Pass backend credentials as environment variables:

bash
docker run -p 8080:8080 \
  -v ./hlid.toml:/app/hlid.toml \
  -e ANTHROPIC_API_KEY \
  -e OPENAI_API_KEY \
  ghcr.io/skaft-software/hlid:latest

docker compose

The repo's docker-compose.yml runs hlid and a llama.cpp server side by side:

bash
# 1. Uncomment the llama-server section in docker-compose.yml
# 2. Place your .gguf model file in ./models/
# 3. Start both
docker compose up

hlid comes up on :8080, llama.cpp on :8081, and the default config already points one at the other.

From source

bash
git clone [email protected]:skaft-software/hlid.git
cd hlid
cargo build --release          # needs Rust 1.85+ (edition 2024)
./target/release/hlid          # reads hlid.toml from the current directory

Hardening

hlid is designed for localhost or a private network. If it listens anywhere your agents aren't:

  1. Set auth_key. The localhost auth bypass only applies to loopback binds with no key configured.
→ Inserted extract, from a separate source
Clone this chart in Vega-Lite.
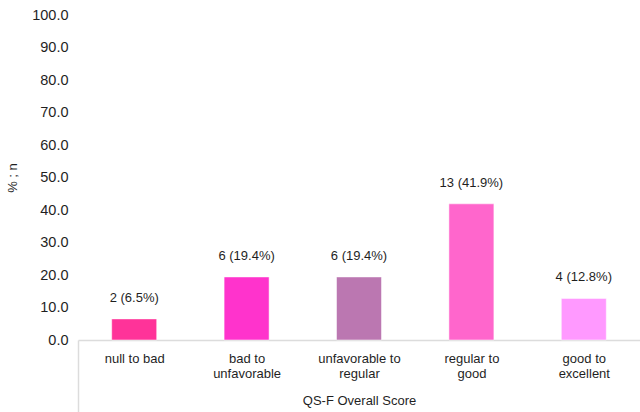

Anything else should require a key.
  2. Terminate TLS in front. hlid speaks plain HTTP; put Caddy, nginx, or your ingress in front for HTTPS.
  3. Keep credentials in the environment. credential_ref names env vars, so keys stay out of config files and out of version control.
  4. Watch the observability endpoints. /hlid/requests shows request metadata (never backend keys). It sits behind the same auth as everything else.

See SECURITY.md for the vulnerability reporting policy.